## Start
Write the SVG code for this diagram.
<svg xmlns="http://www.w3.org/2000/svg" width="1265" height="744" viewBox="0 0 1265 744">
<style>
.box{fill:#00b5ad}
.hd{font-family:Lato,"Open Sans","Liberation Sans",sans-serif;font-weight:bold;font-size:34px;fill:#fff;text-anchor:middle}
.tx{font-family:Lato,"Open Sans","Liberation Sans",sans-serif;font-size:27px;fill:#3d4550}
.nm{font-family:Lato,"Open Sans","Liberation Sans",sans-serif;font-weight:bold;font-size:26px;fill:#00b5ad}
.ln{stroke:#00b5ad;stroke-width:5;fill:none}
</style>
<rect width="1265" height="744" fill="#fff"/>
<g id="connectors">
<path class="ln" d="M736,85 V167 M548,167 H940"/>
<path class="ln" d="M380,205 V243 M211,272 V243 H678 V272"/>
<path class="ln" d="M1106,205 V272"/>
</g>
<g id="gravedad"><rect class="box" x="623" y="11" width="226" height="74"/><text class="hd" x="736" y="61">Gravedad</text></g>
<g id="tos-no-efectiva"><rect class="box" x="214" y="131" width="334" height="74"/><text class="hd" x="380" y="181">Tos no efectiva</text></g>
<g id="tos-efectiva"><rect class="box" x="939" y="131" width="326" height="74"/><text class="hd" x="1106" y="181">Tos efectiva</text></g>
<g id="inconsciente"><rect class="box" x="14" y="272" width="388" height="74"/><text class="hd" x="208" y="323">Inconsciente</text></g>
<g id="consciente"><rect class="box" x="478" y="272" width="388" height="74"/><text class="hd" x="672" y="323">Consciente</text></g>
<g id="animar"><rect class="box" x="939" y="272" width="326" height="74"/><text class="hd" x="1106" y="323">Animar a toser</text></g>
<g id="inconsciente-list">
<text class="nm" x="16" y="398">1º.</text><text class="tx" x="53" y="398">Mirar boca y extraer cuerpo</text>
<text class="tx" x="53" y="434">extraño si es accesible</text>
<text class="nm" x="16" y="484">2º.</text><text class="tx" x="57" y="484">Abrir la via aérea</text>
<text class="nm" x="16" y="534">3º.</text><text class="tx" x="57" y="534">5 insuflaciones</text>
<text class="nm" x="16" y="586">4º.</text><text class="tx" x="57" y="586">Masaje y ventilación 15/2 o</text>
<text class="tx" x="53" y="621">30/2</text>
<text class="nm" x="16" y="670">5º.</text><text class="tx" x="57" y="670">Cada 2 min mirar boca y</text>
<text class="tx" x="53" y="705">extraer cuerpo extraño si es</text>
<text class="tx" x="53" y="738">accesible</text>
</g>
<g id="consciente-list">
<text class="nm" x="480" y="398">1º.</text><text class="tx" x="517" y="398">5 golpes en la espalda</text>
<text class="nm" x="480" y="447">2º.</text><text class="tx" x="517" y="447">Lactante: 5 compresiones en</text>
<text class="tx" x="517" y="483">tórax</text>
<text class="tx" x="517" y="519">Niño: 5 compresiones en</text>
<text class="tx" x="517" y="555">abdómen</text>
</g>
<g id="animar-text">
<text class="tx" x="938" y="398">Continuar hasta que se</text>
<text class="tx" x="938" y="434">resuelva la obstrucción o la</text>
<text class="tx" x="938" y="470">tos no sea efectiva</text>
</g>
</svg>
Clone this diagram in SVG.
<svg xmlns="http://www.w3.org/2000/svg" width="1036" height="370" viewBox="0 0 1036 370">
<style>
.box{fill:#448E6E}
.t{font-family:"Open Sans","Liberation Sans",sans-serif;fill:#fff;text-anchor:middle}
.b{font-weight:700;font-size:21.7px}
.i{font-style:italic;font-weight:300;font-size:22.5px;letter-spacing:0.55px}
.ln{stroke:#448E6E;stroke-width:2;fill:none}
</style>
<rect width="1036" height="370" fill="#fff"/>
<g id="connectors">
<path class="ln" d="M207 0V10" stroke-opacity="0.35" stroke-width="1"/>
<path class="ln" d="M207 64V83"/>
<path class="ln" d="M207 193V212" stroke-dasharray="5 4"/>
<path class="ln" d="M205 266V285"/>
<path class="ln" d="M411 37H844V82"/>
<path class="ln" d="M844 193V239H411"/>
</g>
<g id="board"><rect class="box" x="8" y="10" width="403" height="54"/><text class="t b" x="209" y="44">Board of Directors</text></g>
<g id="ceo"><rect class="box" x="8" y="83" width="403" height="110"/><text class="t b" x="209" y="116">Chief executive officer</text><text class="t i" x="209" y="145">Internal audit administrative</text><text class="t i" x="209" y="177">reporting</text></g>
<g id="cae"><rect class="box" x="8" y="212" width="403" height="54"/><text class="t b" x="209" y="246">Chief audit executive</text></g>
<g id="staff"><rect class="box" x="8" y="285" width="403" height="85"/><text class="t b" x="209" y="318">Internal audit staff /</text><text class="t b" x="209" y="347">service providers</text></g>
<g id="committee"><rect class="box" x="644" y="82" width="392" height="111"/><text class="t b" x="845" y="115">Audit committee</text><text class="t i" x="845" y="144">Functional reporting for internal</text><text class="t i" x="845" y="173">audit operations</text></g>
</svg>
## End
Return all of the data exactly as it reads.

Write the SVG code for this diagram.
<svg xmlns="http://www.w3.org/2000/svg" width="1265" height="744" viewBox="0 0 1265 744">
<style>
.box{fill:#00b5ad}
.hd{font-family:Lato,"Open Sans","Liberation Sans",sans-serif;font-weight:bold;font-size:34px;fill:#fff;text-anchor:middle}
.tx{font-family:Lato,"Open Sans","Liberation Sans",sans-serif;font-size:27px;fill:#3d4550}
.nm{font-family:Lato,"Open Sans","Liberation Sans",sans-serif;font-weight:bold;font-size:26px;fill:#00b5ad}
.ln{stroke:#00b5ad;stroke-width:5;fill:none}
</style>
<rect width="1265" height="744" fill="#fff"/>
<g id="connectors">
<path class="ln" d="M736,85 V167 M548,167 H940"/>
<path class="ln" d="M380,205 V243 M211,272 V243 H678 V272"/>
<path class="ln" d="M1106,205 V272"/>
</g>
<g id="gravedad"><rect class="box" x="623" y="11" width="226" height="74"/><text class="hd" x="736" y="61">Gravedad</text></g>
<g id="tos-no-efectiva"><rect class="box" x="214" y="131" width="334" height="74"/><text class="hd" x="380" y="181">Tos no efectiva</text></g>
<g id="tos-efectiva"><rect class="box" x="939" y="131" width="326" height="74"/><text class="hd" x="1106" y="181">Tos efectiva</text></g>
<g id="inconsciente"><rect class="box" x="14" y="272" width="388" height="74"/><text class="hd" x="208" y="323">Inconsciente</text></g>
<g id="consciente"><rect class="box" x="478" y="272" width="388" height="74"/><text class="hd" x="672" y="323">Consciente</text></g>
<g id="animar"><rect class="box" x="939" y="272" width="326" height="74"/><text class="hd" x="1106" y="323">Animar a toser</text></g>
<g id="inconsciente-list">
<text class="nm" x="16" y="398">1º.</text><text class="tx" x="53" y="398">Mirar boca y extraer cuerpo</text>
<text class="tx" x="53" y="434">extraño si es accesible</text>
<text class="nm" x="16" y="484">2º.</text><text class="tx" x="57" y="484">Abrir la via aérea</text>
<text class="nm" x="16" y="534">3º.</text><text class="tx" x="57" y="534">5 insuflaciones</text>
<text class="nm" x="16" y="586">4º.</text><text class="tx" x="57" y="586">Masaje y ventilación 15/2 o</text>
<text class="tx" x="53" y="621">30/2</text>
<text class="nm" x="16" y="670">5º.</text><text class="tx" x="57" y="670">Cada 2 min mirar boca y</text>
<text class="tx" x="53" y="705">extraer cuerpo extraño si es</text>
<text class="tx" x="53" y="738">accesible</text>
</g>
<g id="consciente-list">
<text class="nm" x="480" y="398">1º.</text><text class="tx" x="517" y="398">5 golpes en la espalda</text>
<text class="nm" x="480" y="447">2º.</text><text class="tx" x="517" y="447">Lactante: 5 compresiones en</text>
<text class="tx" x="517" y="483">tórax</text>
<text class="tx" x="517" y="519">Niño: 5 compresiones en</text>
<text class="tx" x="517" y="555">abdómen</text>
</g>
<g id="animar-text">
<text class="tx" x="938" y="398">Continuar hasta que se</text>
<text class="tx" x="938" y="434">resuelva la obstrucción o la</text>
<text class="tx" x="938" y="470">tos no sea efectiva</text>
</g>
</svg>
Clone this diagram in SVG.
<svg xmlns="http://www.w3.org/2000/svg" width="1036" height="370" viewBox="0 0 1036 370">
<style>
.box{fill:#448E6E}
.t{font-family:"Open Sans","Liberation Sans",sans-serif;fill:#fff;text-anchor:middle}
.b{font-weight:700;font-size:21.7px}
.i{font-style:italic;font-weight:300;font-size:22.5px;letter-spacing:0.55px}
.ln{stroke:#448E6E;stroke-width:2;fill:none}
</style>
<rect width="1036" height="370" fill="#fff"/>
<g id="connectors">
<path class="ln" d="M207 0V10" stroke-opacity="0.35" stroke-width="1"/>
<path class="ln" d="M207 64V83"/>
<path class="ln" d="M207 193V212" stroke-dasharray="5 4"/>
<path class="ln" d="M205 266V285"/>
<path class="ln" d="M411 37H844V82"/>
<path class="ln" d="M844 193V239H411"/>
</g>
<g id="board"><rect class="box" x="8" y="10" width="403" height="54"/><text class="t b" x="209" y="44">Board of Directors</text></g>
<g id="ceo"><rect class="box" x="8" y="83" width="403" height="110"/><text class="t b" x="209" y="116">Chief executive officer</text><text class="t i" x="209" y="145">Internal audit administrative</text><text class="t i" x="209" y="177">reporting</text></g>
<g id="cae"><rect class="box" x="8" y="212" width="403" height="54"/><text class="t b" x="209" y="246">Chief audit executive</text></g>
<g id="staff"><rect class="box" x="8" y="285" width="403" height="85"/><text class="t b" x="209" y="318">Internal audit staff /</text><text class="t b" x="209" y="347">service providers</text></g>
<g id="committee"><rect class="box" x="644" y="82" width="392" height="111"/><text class="t b" x="845" y="115">Audit committee</text><text class="t i" x="845" y="144">Functional reporting for internal</text><text class="t i" x="845" y="173">audit operations</text></g>
</svg>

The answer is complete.